The songs, absolutely. The cascading wonders of the world “DIAMOND,” which his lover overwhelmingly outshines, the arcing be-in-the-moment “LET IT RIDE,” the harmony slathered “NO SAD SONGS” and the 2x Platinum No. 1 debut single “GOOD TIME” all bear witness to Moon’s hybrid sound and spirit. “When you’re in a beautiful moment, soak that up, bring it in and watermark your memories with a song, with these songs. Find a way to remember...
“I got a tattoo that says, ‘This, too, shall pass.’ Me and my dad both did, because he used to tell me that, and it’s true. If you can find ways to remember, to hold on to the feelings and everything in that moment, that’s the deal. It’s so simple: I’m the first person to tell you I’m just trying to make people happy. Life is so short; you’re here, and then you’re gone. I want to enjoy every moment – and if (the songs) are the best thing we can give people, do for each other, then I’m all about it.”

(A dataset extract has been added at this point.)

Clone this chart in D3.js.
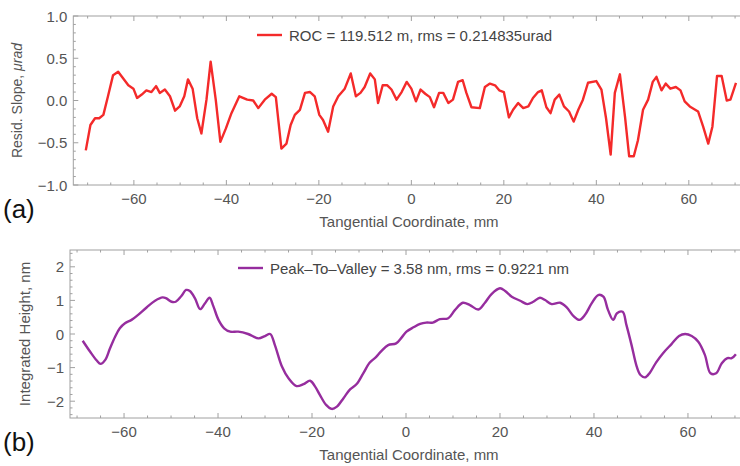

So much so, that Moon holed up at home and started playing around with sounds, rhythms, grooves and Miss Anna Moon. Between them, they crafted 14 songs that distill the essence of who they are, how they were raised, where they grew up and the things that matter. Laughing, he says, “Finding Anna was really finding myself. We both exist in this music, in these songs – and in this life, what makes you happy is love, whether Anna or your friends, your family and the way you choose to see the world. These songs, I hope, create a space to pick the beauty in a bad day... and make you bob your head a little.”